ANalytics and statistics with Information SEcurity

Stealth, as part of the National Institute of Technology’s FY2021 Small Business Innovation Research (SBIR) Program, received a Phase I SBIR award to develop a software platform for securely performing statistical computations on data sets held by multiple mutually untrusting parties. Originally envisioned as an extension of technology developed under previous Stealth projects like SAFRN and VLDS, through collaboration with researchers at NIST’s Computer Security Resource Center, we designed and implemented a solution for performing efficient Private Set Intersection (PSI). This can in turn be used to address numerous potential applications in multiple industries, including detection of benefit double-dipping in insurance or collaborative blacklist management among mutually distrusting financial entities.

We focused much of our effort on the design and implementation of a collaborative software analytics platform targeting the specific application of pairwise PSI. A pairwise PSI protocol enables an analyst to compute the pairwise intersections of private datasets contributed by multiple data-owner participants—that is, to determine the elements in common between any two of the data sets–in a privacy-preserving manner. More specifically, using our software, the analyst can compute the intersections of each pair of contributed data sets, but nothing else; neither the analyst, any other participant, nor any third party learns any other elements of a participant data owner’s data set.

As part of this project, we also envisioned the creation of a tool that can be used to setup and configure a proposed multiparty computation.  This setup tool would be to engage the relevant parties (the analysts who wish to run the computation, the data owners who are contributing their private data, the recipient of the result) to have them work together in a structured process to formulate the parameters of the computation, including what data is to be analyzed with associated relational database metadata, and network configuration data. In several of our previous contracts building and implementing multiparty computations, we have seen that there is a significant amount of effort that must be dedicated in coordinating and orchestrating the parties even before the computation is ready to be executed. The different parties could be storing the same data but with different types (e.g. floats versus integers), or using a different naming convention. Furthermore, each party will need to share its relevant network parameters to other parties so that they are able to communicate with each other as part of the computation. Often this setup can be difficult, even for experts in distributed systems, as it involves different systems maintained by different organizations. Our hope for this setup tool is to reduce the time and effort that is spent by the various parties in preparing their systems to run the desired computation.

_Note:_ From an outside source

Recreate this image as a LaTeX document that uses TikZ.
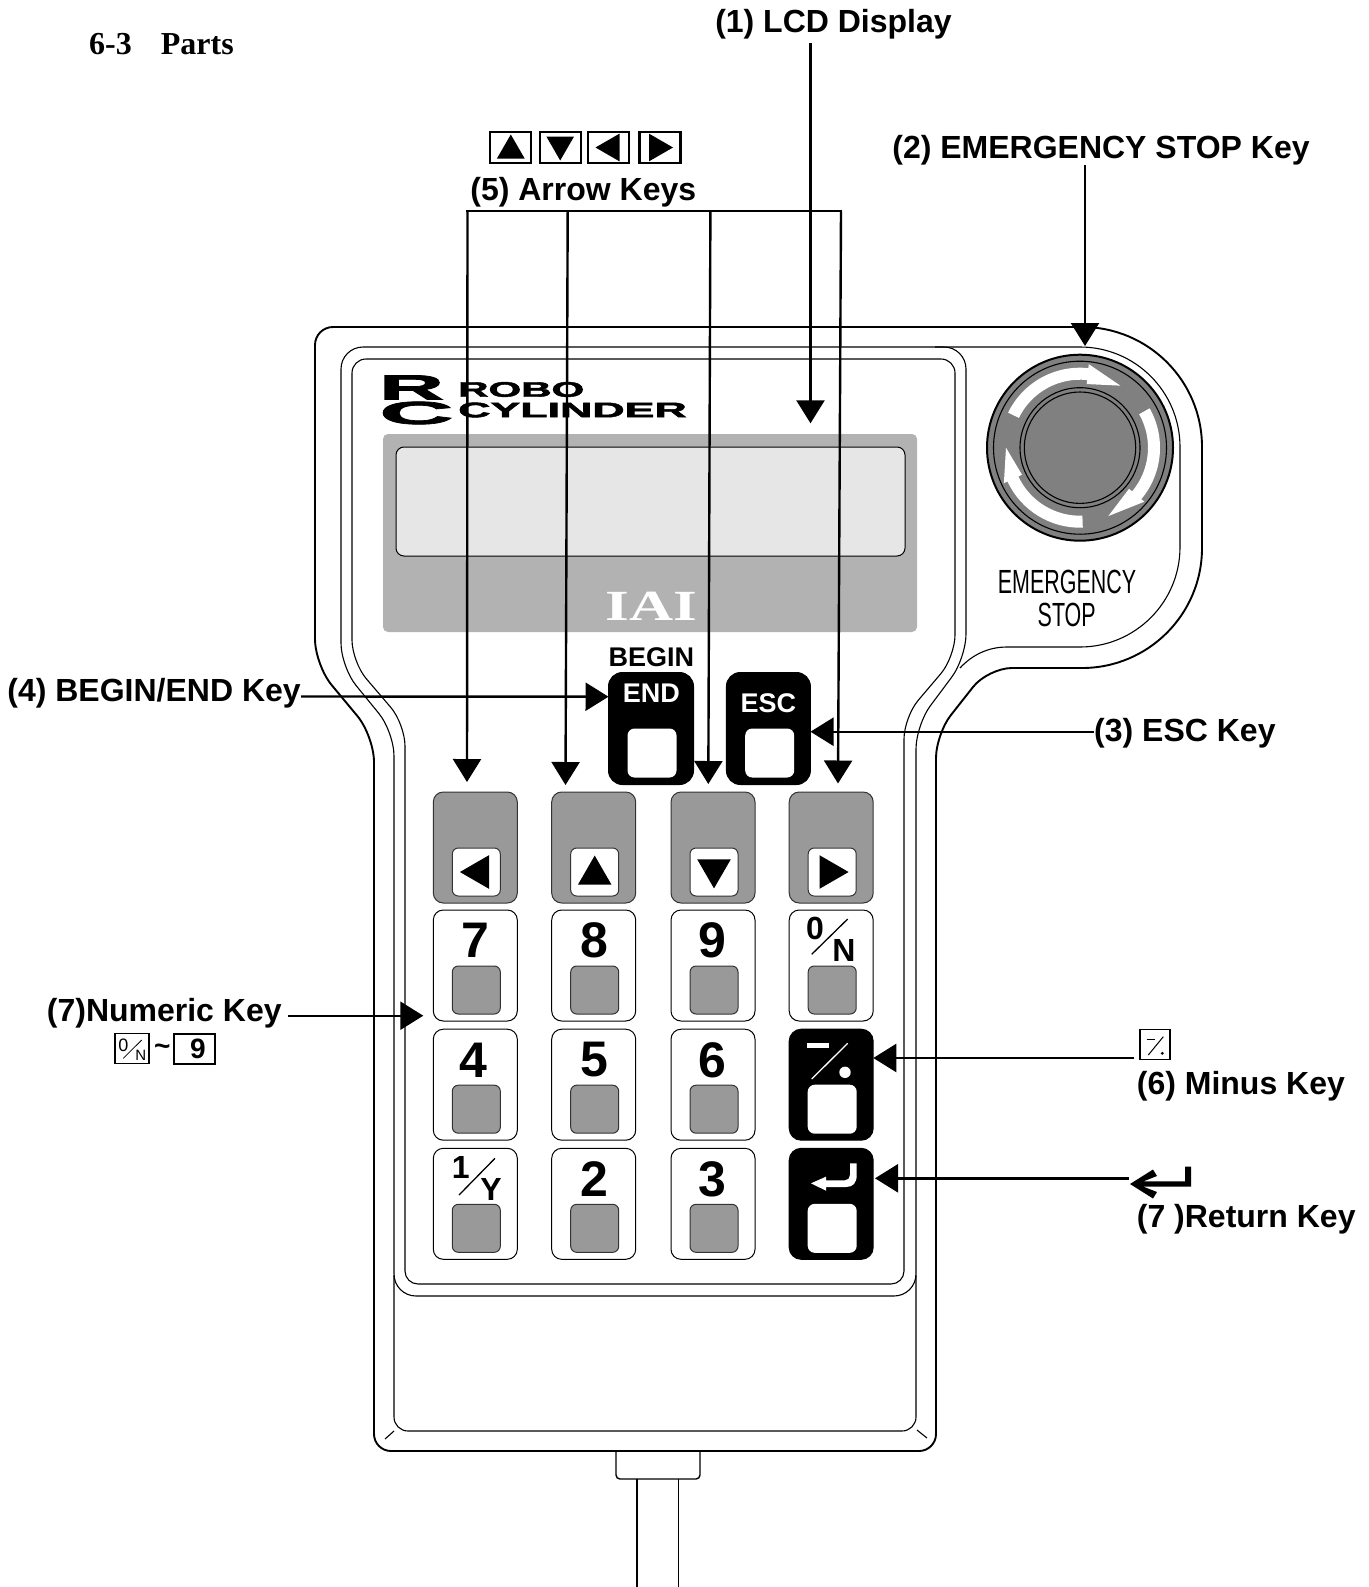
\documentclass[tikz,border=0pt]{standalone}
\usepackage{fontspec}
\setmainfont{Liberation Serif}
\setsansfont{Liberation Sans}
\usetikzlibrary{arrows.meta,calc}
\newfontfamily\logofont[FakeBold=2]{Liberation Sans Bold}
\definecolor{keygray}{RGB}{153,153,153}
\definecolor{stopgray}{RGB}{128,128,128}
\definecolor{lcdgray}{RGB}{178,178,178}
\definecolor{lcdlight}{RGB}{230,230,230}
\newcommand{\fsz}[1]{\fontsize{#1}{#1}\selectfont}
\newcommand{\keytri}[3]{\fill ($(#1)+(#3+180:3pt)+(#3:#2pt)$) -- ($(#1)+(#3+180:3pt)+(#3+120:#2pt)$) -- ($(#1)+(#3+180:3pt)+(#3+240:#2pt)$) -- cycle;}
\begin{document}
\begin{tikzpicture}[x=1pt,y=-1pt,
    shell/.style={draw=black,line width=1.9pt,line join=round},
    thin line/.style={draw=black,line width=1.1pt,line join=round},
    lbl/.style={font=\sffamily\bfseries\fsz{32},inner sep=0pt},
    callout/.style={draw=black,line width=2.4pt,-{Triangle[length=23pt,width=28pt]}},
    keyshape/.style={minimum width=84pt,minimum height=111pt,inner sep=0pt,
                rounded corners=10pt,line width=1pt},
    keygrey/.style={keyshape,draw=black!80,fill=keygray},
    keyplain/.style={keyshape,draw=black,fill=white},
    keydark/.style={keyshape,draw=black,fill=black,rounded corners=12pt},
    capshape/.style={minimum size=48pt,inner sep=0pt,rounded corners=6pt,line width=1pt},
    capgrey/.style={capshape,draw=black!80,fill=keygray},
    capwhite/.style={capshape,draw=black!80,fill=white},
    capdark/.style={capshape,fill=white},
    digit/.style={font=\sffamily\bfseries\fsz{50},inner sep=0pt},
    fracpart/.style={font=\sffamily\bfseries\fsz{32},inner sep=0pt},
    legendbox/.style={draw=black,line width=2.2pt,fill=white,inner sep=0pt}]
  \useasboundingbox (0,0) rectangle (1368,1587);

  % housing
  \draw[shell] (600,327) [rounded corners=18pt] -- (315,327) [rounded corners=26pt] -- (315,665)
    -- (374,736) [rounded corners=17pt] -- (374,1451) -- (936,1451) [rounded corners=24pt] -- (936,734)
    -- (988,668) [rounded corners=120pt] -- (1202,668) -- (1202,327) [sharp corners] -- (600,327);
  \draw[thin line] (600,347) [rounded corners=22pt] -- (341,347) [rounded corners=24pt] -- (341,667)
    -- (394,732) [rounded corners=22pt] -- (394,1296) -- (916,1296) [rounded corners=24pt] -- (916,725)
    -- (966,658) [rounded corners=22pt] -- (966,347) [sharp corners] -- (600,347);
  \draw[thin line] (600,359) [rounded corners=14pt] -- (352,359) [rounded corners=22pt] -- (352,662)
    -- (405,724) [rounded corners=13pt] -- (405,1284) -- (904,1284) [rounded corners=22pt] -- (904,717)
    -- (955,657) [rounded corners=14pt] -- (955,359) [sharp corners] -- (600,359);
  \draw[thin line] (935,347) [rounded corners=100pt] -- (1180,347) -- (1180,647) [sharp corners]
    -- (1007,647) .. controls (988,647) and (972,655) .. (960,668);
  \draw[thin line] (394,1275) [rounded corners=14pt] -- (394,1431) -- (916,1431) [sharp corners] -- (916,1275);
  \draw[thin line] (385,1439) -- (394,1431);
  \draw[thin line] (917,1430) -- (927,1438);
  \draw[shell,line width=1.4pt,rounded corners=4pt] (616,1451) -- (616,1479) -- (700,1479) -- (700,1451);
  \draw[shell,line width=1.4pt] (637,1479) -- (637,1587);
  \draw[shell,line width=1.4pt] (678.5,1479) -- (678.5,1587);

  % logo
  \node[inner sep=0pt] (logor) at (411.5,387.5) {\scalebox{2.56}[1]{\logofont\fsz{35}R}};
  \node[inner sep=0pt] (logoc) at (416.5,413) {\scalebox{3.2}[1]{\logofont\fsz{32}C}};
  \node[inner sep=0pt,anchor=west] (logoa) at (458,389.5) {\scalebox{2}[1]{\logofont\fsz{21}ROBO}};
  \node[inner sep=0pt,anchor=west] (logob) at (458,410) {\scalebox{2.13}[1]{\logofont\fsz{21}CYLINDER}};

  % display
  \node[fill=lcdgray,rounded corners=5pt,minimum width=534pt,minimum height=198pt,inner sep=0pt] (bezel) at (650,533) {};
  \node[draw=black,line width=1pt,fill=lcdlight,rounded corners=8pt,minimum width=509pt,minimum height=109pt,inner sep=0pt] (lcd) at (650.5,501.5) {};
  \node[text=white,inner sep=0pt] (iai) at (651.4,606.5) {\scalebox{1.42}[1]{\rmfamily\bfseries\fsz{43}IAI}};

  % emergency stop
  \node[circle,draw=black,line width=2pt,fill=stopgray,minimum size=186pt,inner sep=0pt] (estop) at (1080,447.7) {};
  \draw[thin line] (estop) circle[radius=86.5pt];
  \foreach \st/\en/\tip in {154/84/57,29.5/-40/-67.5,-88/-155/-180}
    \fill[white] ($(estop)+(\st:68pt)$) arc[start angle=\st,end angle=\en,radius=68pt]
      -- ($(estop)+(\en:64pt)$) -- ($(estop)+(\tip:74pt)$) -- ($(estop)+(\en:84pt)$)
      -- ($(estop)+(\en:80pt)$) arc[start angle=\en,end angle=\st,radius=80pt] -- cycle;
  \draw[thin line] (estop) circle[radius=60pt];
  \draw[thin line] (estop) circle[radius=55.7pt];
  \node[font=\sffamily\fsz{33.5},inner sep=0pt] (stopa) at (1067,582) {\scalebox{.64}[1]{EMERGENCY}};
  \node[font=\sffamily\fsz{33.5},inner sep=0pt] (stopb) at (1066.7,615) {\scalebox{.64}[1]{STOP}};

  % upper keys
  \node[keydark,minimum width=85pt,minimum height=112pt,rounded corners=14pt] (endkey) at (651,728.5) {};
  \node[capdark,minimum width=49pt,minimum height=49pt,rounded corners=7pt] (endcap) at (652,753) {};
  \node[keydark,minimum width=84pt,minimum height=112pt,rounded corners=14pt] (esckey) at (768.4,728.5) {};
  \node[capdark,minimum width=49pt,minimum height=49pt,rounded corners=7pt] (esccap) at (769.7,753) {};
  \node[font=\sffamily\bfseries\fsz{27},text=white,inner sep=0pt] (endtxt) at (651.4,693.3) {END};
  \node[font=\sffamily\bfseries\fsz{27},text=white,inner sep=0pt] (esctxt) at (768.4,703.3) {ESC};
  \node[font=\sffamily\bfseries\fsz{27},inner sep=0pt] (begintxt) at (651.4,656.7) {BEGIN};

  % key pad
  \foreach \k/\x in {l/475.3,u/593.7,d/713,r/831.2}{
    \node[keygrey] (key\k) at (\x,847.5) {};
    \node[capwhite] (cap\k) at ($(\x,872)+(1,0)$) {};}
  \foreach \k/\x/\y in {seven/475.3/965.5,eight/593.7/965.5,nine/713/965.5,zero/831.2/965.5,
      four/475.3/1084.7,five/593.7/1084.7,six/713/1084.7,
      one/475.3/1203.8,two/593.7/1203.8,three/713/1203.8}{
    \node[keyplain] (key\k) at (\x,\y) {};
    \node[capgrey] (cap\k) at ($(\x,\y)+(1,24.5)$) {};}
  \foreach \k/\y in {minus/1084.7,enter/1203.8}{
    \node[keydark] (key\k) at (831.2,\y) {};
    \node[capdark,minimum size=49pt,rounded corners=7pt] (cap\k) at ($(831.2,\y)+(1,24.5)$) {};}
  \keytri{capl}{19.4}{180}
  \keytri{capu}{19.4}{90}
  \keytri{capd}{19.4}{-90}
  \keytri{capr}{19.4}{0}

  \foreach \t/\x/\y in {7/475/940.5,8/594/940.5,9/712.3/940.5,4/473.3/1060,5/594/1060,
      6/712.3/1060,2/594/1179.5,3/712.7/1179.5}
    \node[digit] (dig\t) at (\x,\y) {\t};
  \node[fracpart] (fza) at (815,928.3) {0};
  \node[fracpart] (fzb) at (844,950) {N};
  \draw[line width=1.3pt] (811.7,954.3) -- (847.7,919);
  \node[fracpart] (foa) at (460.7,1167.3) {1};
  \node[fracpart] (fob) at (491,1189.3) {Y};
  \draw[line width=1.3pt] (459,1195) -- (495,1158.3);

  \fill[white] (806.7,1043.3) rectangle (829.3,1048.3);
  \draw[white,line width=1.3pt] (811.7,1079) -- (847.7,1043.3);
  \fill[white] (845,1072.3) circle[radius=5.7pt];
  \fill[white] (850,1163.3) -- (856.7,1163.3) -- (856.7,1175) .. controls (856.7,1183) and (853,1187) .. (846,1187)
    -- (826,1187) -- (826,1190.7) -- (811,1183.3) -- (826,1176.7) -- (826,1180.3) -- (845,1180.3)
    .. controls (848,1180.3) and (850,1178) .. (850,1175) -- cycle;

  % legends
  \foreach \k/\x in {a/510.8,b/560.2,c/608.5,d/660}
    \node[legendbox,minimum width=41pt,minimum height=31pt] (leg\k) at (\x,147.5) {};
  \keytri{lega}{16}{90}
  \keytri{legb}{16}{-90}
  \keytri{legc}{16}{180}
  \keytri{legd}{16}{0}
  \node[legendbox,line width=1.5pt,minimum width=34pt,minimum height=30pt] (numa) at (132,1048.7) {};
  \node[legendbox,line width=1.8pt,minimum width=41pt,minimum height=30pt] (numb) at (194.8,1048.7) {};
  \node[font=\sffamily\fsz{18},inner sep=0pt] (numz) at (123.3,1045) {0};
  \node[font=\sffamily\fsz{15},inner sep=0pt] (numn) at (140.7,1055) {N};
  \draw[line width=.8pt] (123.3,1058.3) -- (141.7,1040);
  \node[font=\sffamily\bfseries\fsz{28},inner sep=0pt] (numt) at (162.3,1049.5) {\textasciitilde};
  \node[font=\sffamily\bfseries\fsz{28},inner sep=0pt] (numnine) at (198,1049.3) {9};
  \node[legendbox,line width=1.3pt,minimum width=30pt,minimum height=30pt] (minbox) at (1155,1044.7) {};
  \draw[line width=1pt] (1146.7,1039.3) -- (1155,1039.3);
  \draw[line width=1pt] (1148.3,1055) -- (1163.3,1036.7);
  \fill (1162.3,1053.3) circle[radius=1.6pt];
  \fill (1153,1169.5) -- (1157,1176) -- (1143.5,1181.3) -- (1185,1181.3) -- (1185,1166.7) -- (1191,1166.7) -- (1191,1186.7)
    -- (1143.5,1186.7) -- (1157,1192) -- (1153,1198.5) -- (1130,1184) -- cycle;

  % labels
  \node[lbl] (lcdlbl) at (833.5,24) {(1) LCD Display};
  \node[lbl] (stoplbl) at (1101,150.5) {(2) EMERGENCY STOP Key};
  \node[lbl] (arrowlbl) at (583.3,192) {(5) Arrow Keys};
  \node[lbl,anchor=east] (beginlbl) at (301,693) {(4) BEGIN/END Key};
  \node[lbl,anchor=west] (esclbl) at (1094,733.5) {(3) ESC Key};
  \node[lbl,anchor=west] (numlbl) at (46.7,1013.7) {(7)Numeric Key};
  \node[lbl,anchor=west] (minlbl) at (1136.7,1086) {(6) Minus Key};
  \node[lbl,anchor=west] (retlbl) at (1136.7,1219.7) {(7 )Return Key};
  \node[font=\rmfamily\bfseries\fsz{32},inner sep=0pt,anchor=west] (title) at (89,44.5) {6-3\hspace*{29pt}Parts};

  % connectors
  \coordinate (lcdtip) at (810.5,423.3);
  \draw[callout] (lcdlbl.south -| lcdtip) ++(0,4) -- (lcdtip);
  \coordinate (stoptip) at (1085,346);
  \draw[callout] (1085,165) -- (stoptip);
  \coordinate (bar) at (467.5,210.7);
  \coordinate (barend) at (841,210.7);
  \draw[line width=2.4pt,line cap=rect] (bar) -- (barend);
  \foreach \a/\b in {bar/{467,782},{567.7,210.7}/{565.5,785},{710.4,210.7}/{708.3,784},barend/{838,783.5}}
    \draw[callout] (\a) -- (\b);
  \draw[callout] (beginlbl.east |- endkey.west) ++(0,-32) -- (608.5,696.7);
  \draw[callout] (esclbl.west |- 0,731.7) -- (810.5,731.7);
  \draw[callout] (288.3,1015.7) -- (423.3,1015.7);
  \draw[callout] (minbox.west |- 0,1058) ++(-5,0) -- (873.3,1058);
  \coordinate (retstart) at (1129,1178.3);
  \draw[callout] (retstart) -- (875,1178.3);
\end{tikzpicture}
\end{document}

We envision that this setup tool (which likely be a website) would be hosted by one of parties wishing to create the computation (e.g. the analyst would then reach out to the data owners to see if they are interested in participating), but we have also considered that Stealth might host a centralized setup tool, which any interested parties are free to create accounts and then use them to configure their desired computation. Once those accounts are created, those parties could then reuse their account to participate in future studies with other parties. This version, hosted by Stealth, could come in use in more public settings from public research institutions, where the parties involved might wish to make public the computations they’ve run and on which data sets they were able to use as part of their research.

As part of our work we developed flow diagrams, written in Business Process Modeling Notation, that illustrate how we imagine such a UI would be configured.  Below is the diagram describing the creation of such a study, with the input that is needed by the various parties such as the analyst proposing the study, and the dataowners who would potentially contribute data to the computation. 

Business Process Model Notation depicting the process by how parties enroll in a Private Set Intersection protocol

In addition to our implemented solution, as part of our work on ANISE, Stealth researchers made a theoretical advance in the area of secure merge (, the problem of combining two sorted lists (which are either held separately by two parties, or held by two parties in some privacy-preserving manner, e.g. via secret-sharing), and outputting a single merged (sorted) list in a privacy-preserving manner, e.g. either encrypted or secret-shared among the parties. Our result yields a protocol with security in the semi-honest model that requires O(n) communication and computation complexity,  and O(log log n) rounds of communication. These metrics match those of an insecure protocol for communication and computation.

This work was performed under the following financial assistance award number 70NANB21H064 from U.S. Department of Commerce, National Institute of Standards and Technology. The statements, findings, conclusions, and recommendations are those of the author(s) and do not necessarily reflect the views of the National Institute of Standards and Technology or the U.S. Department of Commerce.